Presentation of the book "Water for the recovery of the climate: a new water paradigm" freely available on the website of waterparadigm.org

The circulation of water in nature takes place through the large and small water cycles. Humanity, through its activities and systematic transformation of natural land into cultured land, accelerates the runoff of rainwater from land. Limiting evaporation and the infiltration of water into the soil decreases the supply of water to the small water cycle. The equilibrium of the water balance in the small water cycle is thus disturbed and it gradually starts to break down over land.

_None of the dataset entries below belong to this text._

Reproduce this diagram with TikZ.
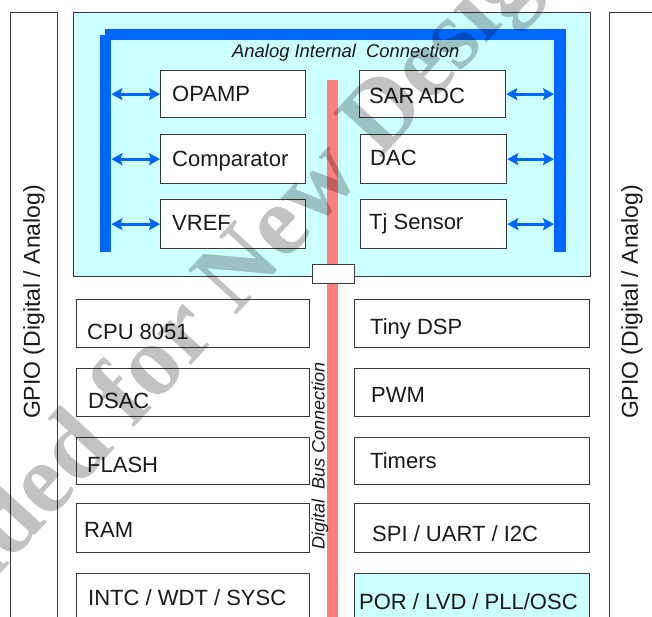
\documentclass[tikz,border=0pt]{standalone}
\usepackage{fontspec}
\setmainfont{Liberation Sans}
\newfontfamily\wmserif{Liberation Serif}
\usetikzlibrary{arrows.meta}
\definecolor{acyan}{HTML}{CCFFFF}
\definecolor{abus}{HTML}{0066FF}
\definecolor{dbus}{HTML}{FF7F7F}
\definecolor{edgec}{HTML}{3A3A3A}
\definecolor{txtc}{HTML}{1A1A1A}
\tikzset{
  box/.style={draw=edgec, line width=1.3pt, fill=white, inner sep=0pt, anchor=north west},
  cbox/.style={box, fill=acyan},
  busbar/.style={fill=abus, draw=none, inner sep=0pt, anchor=north west},
  redbar/.style={fill=dbus, draw=none, inner sep=0pt, anchor=north west},
  lbl/.style={anchor=base west, inner sep=0pt, text=txtc, font=\fontsize{22}{26}\selectfont},
  vlbl/.style={rotate=90, inner sep=0pt, text=txtc, font=\fontsize{23}{27}\selectfont},
  barrow/.style={abus, line width=3pt, {Stealth[length=11pt,width=12pt,inset=2pt]}-{Stealth[length=11pt,width=12pt,inset=2pt]}},
  wmark/.style={rotate=47.5, text=black, opacity=0.24, inner sep=0pt, font=\wmserif\bfseries\fontsize{100}{114}\selectfont}
}
\begin{document}
\begin{tikzpicture}[x=1pt,y=-1pt]
\clip (0,0) rectangle (652,617);
\fill[white] (0,0) rectangle (652,617);
% side GPIO columns
\node[box, minimum width=47pt, minimum height=640pt] (gpioL) at (10,12) {};
\node[box, minimum width=80pt, minimum height=640pt] (gpioR) at (609,12) {};
\node[vlbl] (gpioLt) at (34,302) {GPIO (Digital / Analog)};
\node[vlbl] (gpioRt) at (632,302) {GPIO (Digital / Analog)};
% analog block
\node[cbox, minimum width=517pt, minimum height=264pt] (analog) at (73,12) {};
% analog bus
\node[busbar, minimum width=11pt, minimum height=217pt] (busL) at (100,35) {};
\node[busbar, minimum width=461pt, minimum height=11pt] (busT) at (105,29) {};
\node[busbar, minimum width=12pt, minimum height=223pt] (busR) at (554,29) {};
\node[anchor=base west, inner sep=0pt, text=txtc, font=\itshape\fontsize{18.4}{22}\selectfont] (alabel) at (232,58) {Analog Internal\ \ Connection};
% digital bus
\node[redbar, minimum width=11pt, minimum height=560pt] (dbusbar) at (327,80) {};
\node[box, minimum width=42pt, minimum height=19pt] (bridge) at (312,264) {};
\node[rotate=90, inner sep=0pt, text=txtc, font=\itshape\fontsize{18}{21}\selectfont] (dlabel) at (320,456) {Digital\ \ Bus Connection};
% analog modules
\node[box, minimum width=145pt, minimum height=47pt] (opamp) at (160,70) {};
\node[box, minimum width=145pt, minimum height=49pt] (comp) at (160,134) {};
\node[box, minimum width=145pt, minimum height=49pt] (vref) at (160,199) {};
\node[box, minimum width=146pt, minimum height=47pt] (sar) at (359,70) {};
\node[box, minimum width=146pt, minimum height=49pt] (dac) at (360,134) {};
\node[box, minimum width=146pt, minimum height=49pt] (tj) at (360,199) {};
\node[lbl] at (172,102) {OPAMP};
\node[lbl] at (172,167) {Comparator};
\node[lbl] at (172,231) {VREF};
\node[lbl] at (369,104) {SAR\kern-2pt\ ADC};
\node[lbl] at (370,166) {DAC};
\node[lbl] at (369,230) {Tj Sensor};
% arrows
\draw[barrow] (busL.east |- opamp.west) -- (opamp.west);
\draw[barrow] (busL.east |- comp.west) -- (comp.west);
\draw[barrow] (busL.east |- vref.west) -- (vref.west);
\draw[barrow] (sar.east) -- (busR.west |- sar.east);
\draw[barrow] (dac.east) -- (busR.west |- dac.east);
\draw[barrow] (tj.east) -- (busR.west |- tj.east);
% digital modules left
\node[box, minimum width=233pt, minimum height=48pt] (cpu) at (76,299) {};
\node[box, minimum width=233pt, minimum height=48pt] (dsac) at (76,368) {};
\node[box, minimum width=233pt, minimum height=47pt] (flash) at (76,437) {};
\node[box, minimum width=233pt, minimum height=49pt] (ram) at (76,503) {};
\node[box, minimum width=233pt, minimum height=70pt] (intc) at (76,573) {};
\node[lbl] at (87,339) {CPU 8051};
\node[lbl] at (88,408) {DSAC};
\node[lbl] at (87,472) {FLASH};
\node[lbl] at (84,537) {RAM};
\node[lbl] at (88,605) {INTC / WDT / SYSC};
% digital modules right
\node[box, minimum width=235pt, minimum height=48pt] (dsp) at (354,299) {};
\node[box, minimum width=235pt, minimum height=48pt] (pwm) at (354,368) {};
\node[box, minimum width=235pt, minimum height=47pt] (timers) at (354,437) {};
\node[box, minimum width=235pt, minimum height=49pt] (spi) at (354,503) {};
\node[cbox, minimum width=235pt, minimum height=70pt] (por) at (354,573) {};
\node[lbl] at (370,334) {Tiny DSP};
\node[lbl] at (371,402) {PWM};
\node[lbl] at (370,468) {Timers};
\node[lbl] at (372,541) {SPI / UART / I2C};
\node[lbl] at (359,609) {POR / LVD / PLL/OSC};
% watermark
\node[wmark] (wm) at (114,414) {Recommended for New Design};
\end{tikzpicture}
\end{document}
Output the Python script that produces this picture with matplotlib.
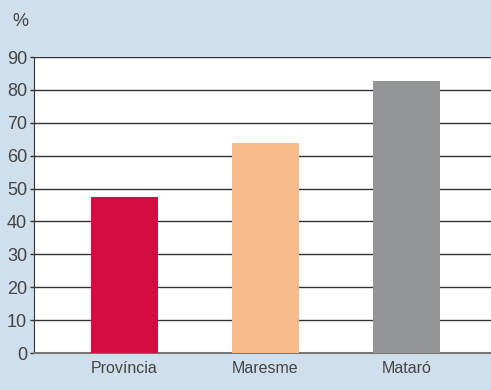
import matplotlib
matplotlib.use("Agg")
import matplotlib.pyplot as plt
from matplotlib import font_manager

categories = ["Província", "Maresme", "Mataró"]
values = [47.4, 63.8, 82.7]
colors = ["#d40c42", "#f9bb8a", "#949599"]
yticks = [0, 10, 20, 30, 40, 50, 60, 70, 80, 90]

names = {f.name for f in font_manager.fontManager.ttflist}
fam = "Liberation Sans Narrow" if "Liberation Sans Narrow" in names else "Liberation Sans"
plt.rcParams['font.family'] = [fam, 'DejaVu Sans']

bg = "#cfe0ec"
fig = plt.figure(figsize=(4.91, 3.90), dpi=100, facecolor=bg)
ax = fig.add_axes([34/491, 37/390, 1 - 34/491, 296/390])
ax.set_facecolor("white")

x = range(len(categories))
ax.bar(x, values, width=0.475, color=colors, zorder=3)
ax.set_xlim(-0.642, 2.6)
ax.set_ylim(0, 90)
ax.set_yticks(yticks)
ax.set_yticklabels([str(t) for t in yticks], fontsize=13, color="#444444")
ax.set_xticks(list(x))
ax.set_xticklabels(categories, fontsize=11.5, color="#444444")
ax.tick_params(axis='x', length=0, pad=6)
ax.tick_params(axis='y', length=3, width=1, color="#333333", pad=2)
for t in yticks[1:]:
    ax.axhline(t, color="#333333", lw=1, zorder=2)
for s in ["top", "right"]:
    ax.spines[s].set_visible(False)
ax.spines["left"].set_color("#333333")
ax.spines["bottom"].set_color("#777777")
ax.spines["bottom"].set_linewidth(1.5)

fig.text(12/491, 1 - 22/390, "%", fontsize=13, color="#444444", va="center", ha="left")
fig.savefig("out.png", dpi=100, facecolor=bg)
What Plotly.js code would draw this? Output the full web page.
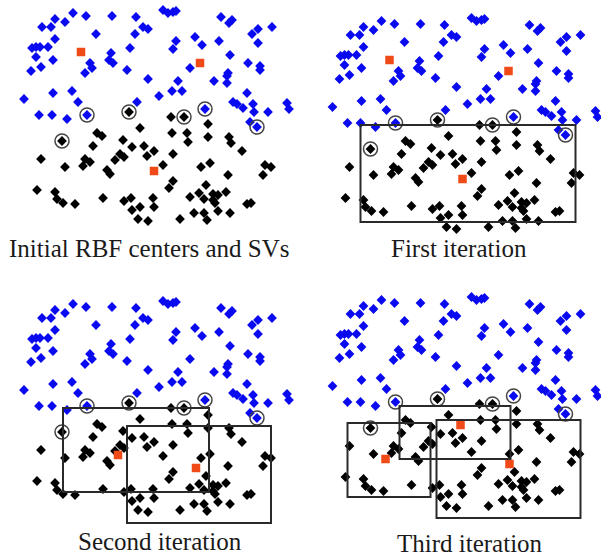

If there is insufficient water in the soil, on its surface and in plants, immense flows of solar energy cannot be transformed into the latent heat of water evaporation but are instead changed into sensible heat. The surface of the ground soon overheats, and as a result, a breakdown in the supply of water from the large water cycle arises over the affected land. Local processes over huge areas inhabited and exploited by human beings are changed into global processes and with processes that occur without the assistance of human beings; together they create the phenomenon known as global climate change. The part of global climate change caused by human activities then is largely based on the drainage of water from the land, the consequent rise in temperature differences triggering off mechanisms which cause a rise in climatic extremes. The disruption of the small water cycle is accompanied by growing extremes in the weather, a gradual drop in groundwater reserves, more frequent flooding, longer periods of drought and an increase in the water shortage in the region.